Sure, why not.
My first reaction to this article was skeptical, as it almost always is whenever someone has ‘discovered a new X’ and bases their discovery on miniscule evidence. I would certainly prefer the evidence were something other than names. However, it’s not such shoddy evidence as it might appear at first. Though I make zero claims to knowing much at all about Semitic languages or really anything at all about the big puddle of languages that lived east of the Aegean (reread the phrase ‘big puddle of languages’ and imagine the simultaneously crestfallen and disdainful look of the Assyriologist who just read that phrase), I would have to agree that when a whole bunch of names we’ve never heard before show up, it makes sense that they would have come from another language.
So, sincerely, well done dudes and dudettes who deciphered the tablet.
What irritates me is the sensational nature of the headline. I see a headline like “Archaeologists discover lost language” and red sirens start going off in my head. Let’s look at this title bit by bit, because hell, it’s way more fun than working on my thesis.
1. ‘Archaeologists’ – to the casual reader, “ZOMG! INDIANA JONES”. Every time I see an article with “archaeologist” in the headline, I immediately suspect that author wants me to be thinking of Indiana Jones.
2. ‘discover’ – well, yes, that is a large part of what Archaeologists do.

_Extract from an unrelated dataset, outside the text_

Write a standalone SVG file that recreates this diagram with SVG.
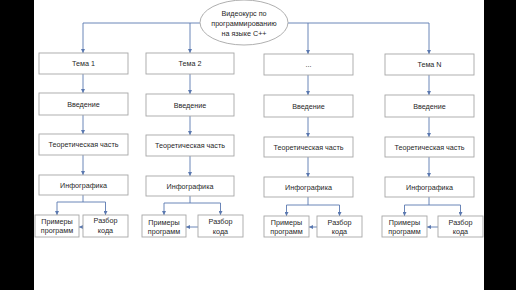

There’s not really a more sober word that could be used here, but it’s still a tad sensational.
3. ‘lost’ – ark of the covenant! Oh, wait, those aren’t the next words?
4. ‘language’ – Actually, it’s just the word ‘lost’ being used to describe ‘language’ that annoys me, but I couldn’t have two bullets under ‘lost’ and nothing under ‘language’. My minor OCD wouldn’t be able to cope with that. What annoys me here is that it implies we were looking for it in the first place – that there was some sort of missing link that has just been discovered that answers all of our questions. It’s not like we’ve deciphered Hittite or Linear B or found someone scribbling PIE.

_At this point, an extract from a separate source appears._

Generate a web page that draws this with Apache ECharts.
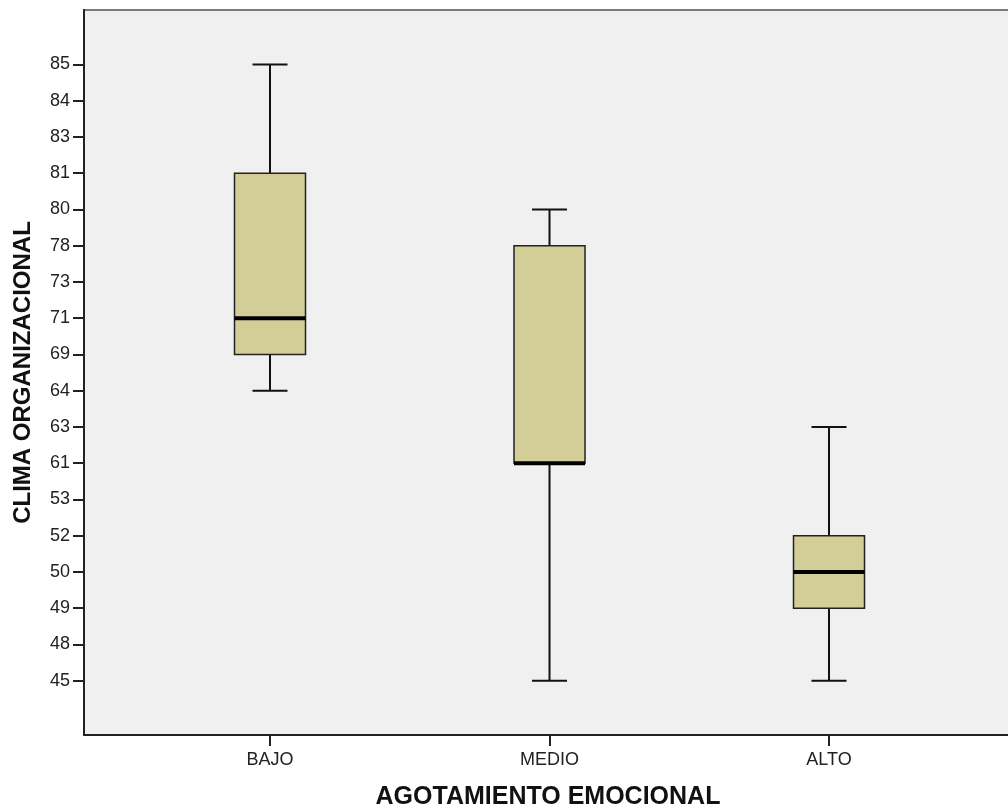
<!DOCTYPE html>
<html>
<head>
<meta charset="utf-8">
<script src="https://cdn.jsdelivr.net/npm/echarts@6/dist/echarts.min.js"></script>
<style>
  html, body { margin: 0; padding: 0; background: #fff; }
  #chart { width: 1008px; height: 808px; }
</style>
</head>
<body>
<div id="chart"></div>
<script>
// groups on the x axis
var categories = ['BAJO', 'MEDIO', 'ALTO']
// y axis tick labels (SPSS shows them as evenly spaced ordinal values)
var yTicks = [45, 48, 49, 50, 52, 53, 61, 63, 64, 69, 71, 73, 78, 80, 81, 83, 84, 85]
// five-number summaries per group
var minVals = [64, 45, 45]
var q1Vals = [69, 61, 49]
var medVals = [71, 61, 50]
var q3Vals = [81, 78, 52]
var maxVals = [85, 80, 63]

var font = "'Liberation Sans', Arial, sans-serif"

function pos(v) {
    return yTicks.indexOf(v)
}

var boxData = []
for (var i = 0; i < categories.length; i++) {
    boxData.push([i + 1, pos(minVals[i]), pos(q1Vals[i]), pos(medVals[i]), pos(q3Vals[i]), pos(maxVals[i])])
}
var tickIdx = []
for (var j = 0; j < yTicks.length; j++) tickIdx.push(j)

var chart = echarts.init(document.getElementById('chart'))

function renderBox(params, api) {
    var x = api.value(0)
    var pMin = api.coord([x, api.value(1)])
    var pQ1 = api.coord([x, api.value(2)])
    var pMed = api.coord([x, api.value(3)])
    var pQ3 = api.coord([x, api.value(4)])
    var pMax = api.coord([x, api.value(5)])
    var bw = 71, cw = 35
    var cx = pMin[0]
    var lineStyle = { stroke: '#111', lineWidth: 2 }
    return {
        type: 'group',
        children: [
            { type: 'line', shape: { x1: cx, y1: pMax[1], x2: cx, y2: pQ3[1] }, style: lineStyle },
            { type: 'line', shape: { x1: cx, y1: pQ1[1], x2: cx, y2: pMin[1] }, style: lineStyle },
            { type: 'line', shape: { x1: cx - cw / 2, y1: pMax[1], x2: cx + cw / 2, y2: pMax[1] }, style: lineStyle },
            { type: 'line', shape: { x1: cx - cw / 2, y1: pMin[1], x2: cx + cw / 2, y2: pMin[1] }, style: lineStyle },
            {
                type: 'rect',
                shape: { x: cx - bw / 2, y: pQ3[1], width: bw, height: pQ1[1] - pQ3[1] },
                style: { fill: '#d3ce97', stroke: '#222', lineWidth: 1.5 }
            },
            { type: 'line', shape: { x1: cx - bw / 2, y1: pMed[1], x2: cx + bw / 2, y2: pMed[1] }, style: { stroke: '#000', lineWidth: 4 } }
        ]
    }
}

var option = {
    animation: false,
    backgroundColor: '#fff',
    grid: {
        left: 84,
        top: 10,
        right: -4,
        bottom: 73,
        outerBoundsMode: 'none',
        show: true,
        backgroundColor: '#f0f0f0',
        borderColor: '#7a7a7a',
        borderWidth: 2
    },
    xAxis: {
        type: 'value',
        min: 0.3345,
        max: 3.6547,
        name: 'AGOTAMIENTO EMOCIONAL',
        nameLocation: 'middle',
        nameGap: 50,
        nameTextStyle: { fontFamily: font, fontSize: 25, fontWeight: 'bold', color: '#111' },
        axisLine: { onZero: false, lineStyle: { color: '#222', width: 2 } },
        axisTick: { show: true, length: 11, customValues: [1, 2, 3], lineStyle: { color: '#222', width: 2 } },
        axisLabel: {
            customValues: [1, 2, 3],
            margin: 16,
            fontFamily: font,
            fontSize: 18,
            color: '#222',
            formatter: function (v) { return categories[Math.round(v) - 1] }
        },
        splitLine: { show: false }
    },
    yAxis: {
        type: 'value',
        min: -1.5,
        max: 18.5,
        name: 'CLIMA ORGANIZACIONAL',
        nameLocation: 'middle',
        nameGap: 49,
        nameTextStyle: { fontFamily: font, fontSize: 24, fontWeight: 'bold', color: '#111' },
        axisLine: { show: true, onZero: false, lineStyle: { color: '#222', width: 2 } },
        axisTick: { show: true, length: 11, customValues: tickIdx, lineStyle: { color: '#222', width: 2 } },
        axisLabel: {
            customValues: tickIdx,
            margin: 14,
            fontFamily: font,
            fontSize: 18,
            color: '#222',
            formatter: function (v) { return String(yTicks[Math.round(v)]) }
        },
        splitLine: { show: false }
    },
    series: [
        {
            type: 'custom',
            renderItem: renderBox,
            encode: { x: 0, y: [1, 2, 3, 4, 5] },
            data: boxData
        }
    ]
}
chart.setOption(option)
</script>
</body>
</html>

All in all, finding a hitherto unknown language (as I think the headline should have called it) is not really as exciting as the headline would make it seem. We don’t have any documents that are particularly useful in describing the nature of the language, so all we can say is ‘hey, there was another language that existed’. Fair enough, but unless we find more documents, we’re not going to be able to use this information to solve any questions about the linguistic make up of …. those languages over there that I don’t know anything about.

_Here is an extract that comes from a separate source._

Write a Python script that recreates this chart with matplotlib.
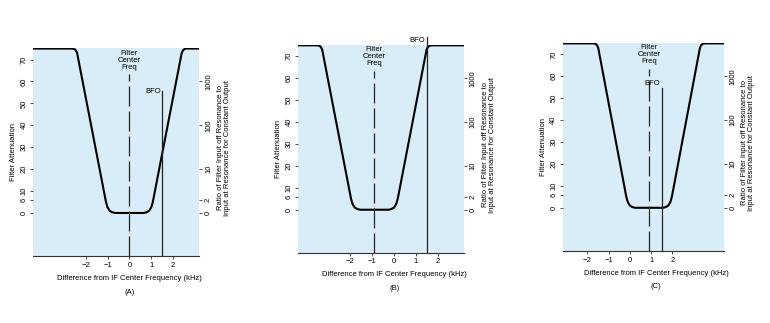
import matplotlib.pyplot as plt

# filter response shape (panel A), dB attenuation vs kHz from IF center
shape_x = [-4.6, -2.62, -2.52, -2.45, -2.39, -1.07, -1.0, -0.9, -0.78, -0.65,
           0.65, 0.78, 0.9, 1.0, 1.07, 2.39, 2.45, 2.52, 2.62, 4.6]
shape_db = [75, 75, 74.8, 74.2, 73, 5, 2.6, 1.0, 0.3, 0,
            0, 0.3, 1.0, 2.6, 5, 73, 74.2, 74.8, 75, 75]

panel_names = ['(A)', '(B)', '(C)']
filter_shift = [0.0, -0.9, 0.9]      # filter center freq in each panel (kHz)
bfo_freq = [1.5, 1.5, 1.5]
bfo_top = [55.5, 78.7, 54.5]
bfo_label_y = [55.5, 77.2, 56.5]
xlims = [(-4.4, 3.2), (-4.4, 3.22), (-3.15, 4.41)]

left_ticks = [0, 6, 10, 20, 30, 40, 50, 60, 70]
right_ticks = [0, 6, 20, 40, 60]
right_labels = ['0', '2', '10', '100', '1000']
x_ticks = [-2, -1, 0, 1, 2]

# axes rectangles in figure fractions
rects = [
    (0.043, 0.207, 0.216, 0.644),
    (0.387, 0.217, 0.216, 0.644),
    (0.731, 0.223, 0.209, 0.644),
]

bg = '#d9edf8'
fs = 5.5
plt.rcParams['font.family'] = ['Liberation Sans', 'DejaVu Sans']

fig = plt.figure(figsize=(7.7, 3.23), dpi=100)

for i, rect in enumerate(rects):
    ax = fig.add_axes(rect)
    ax.set_facecolor(bg)
    ax.set_xlim(*xlims[i])
    ax.set_ylim(-19.7, 75.2)

    xs = [x + filter_shift[i] for x in shape_x]
    ax.plot(xs, shape_db, color='black', lw=1.5, solid_joinstyle='round')

    # filter center line (dashed)
    fc = filter_shift[i]
    ax.plot([fc, fc], [-19.7, 63.5], color='#222222', lw=0.9,
            linestyle=(0, (16, 4)))
    ax.text(fc, 74.5, 'Filter\nCenter\nFreq', ha='center', va='top',
            fontsize=fs, linespacing=1.0)

    # BFO line
    b = bfo_freq[i]
    ax.plot([b, b], [-19.7, bfo_top[i]], color='#222222', lw=0.9, clip_on=False)
    ax.text(b - 0.06, bfo_label_y[i], 'BFO', ha='right', va='center', fontsize=fs)

    for s in ['left', 'right', 'top']:
        ax.spines[s].set_visible(False)
    ax.spines['bottom'].set_color('#333333')
    ax.spines['bottom'].set_linewidth(0.8)

    ax.set_xticks(x_ticks)
    ax.set_xticklabels(['\u22122', '\u22121', '0', '1', '2'])
    ax.set_yticks(left_ticks)
    ax.set_yticklabels([str(t) for t in left_ticks], rotation=90, va='center')
    ax.tick_params(axis='both', labelsize=fs, length=2.5, width=0.6, pad=1.5,
                   color='#333333')

    ax2 = ax.twinx()
    ax2.set_ylim(ax.get_ylim())
    for s in ['left', 'right', 'top', 'bottom']:
        ax2.spines[s].set_visible(False)
    ax2.set_yticks(right_ticks)
    ax2.set_yticklabels(right_labels, rotation=90, va='center')
    ax2.tick_params(axis='y', labelsize=fs, length=2.5, width=0.6, pad=1.5,
                    color='#333333')

    ax.text(-0.12, 0.5, 'Filter Attenuation', transform=ax.transAxes,
            rotation=90, ha='center', va='center', fontsize=fs)
    ax.text(1.148, 0.52,
            'Ratio of Filter Input off Resonance to\nInput at Resonance for Constant Output',
            transform=ax.transAxes, rotation=90, ha='center', va='center',
            fontsize=fs, linespacing=1.0)
    ax.text(0.58, -0.106, 'Difference from IF Center Frequency (kHz)',
            transform=ax.transAxes, ha='center', va='center', fontsize=fs)
    ax.text(0.58, -0.173, panel_names[i], transform=ax.transAxes,
            ha='center', va='center', fontsize=fs)

fig.savefig('out.png', dpi=100)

Though, I suppose it is exciting to have evidence of a movement of people within the empire. It certainly gives a slightly more nuanced understanding of how it worked.
So yes, this is actually quite cool. And of course, in order to get people to think that they’ve not wasted their money supporting your research, you totally want them to be thinking about Indiana Jones as much as possible. But it’s a good exercise in stopping and thinking about a sensational article before breaking out the exclamation points and all caps.
1. For the non-initiated, PIE stands for Proto-Indo-European (not a delicious crusty fruit filled desert). Proto-Indo-European is, well, the proto-language that we think the indo-european languages stemmed from. Of course, it’s highly unlikely that it’s actually a language – it’s really a compilation of all of the features we think should have existed to give us all of the indo-Euorpean languages. For example, if you compared all of the Romance langauges, you end up with something called proto-Romance. Surprise! It looks quite a lot like Vulgar Latin. Similarly, we compare all of the Indo-European languages (Romance, Greek, Germanic, Celtic, Balto-Slavic, Indo-Iranian, Tocharian, Armenian, etc.) and end up with Proto-Indo-European. It predates writing though, so we’re never going to be able to find an actual language it corresponded to. Or at least, it’s super highly unlikely.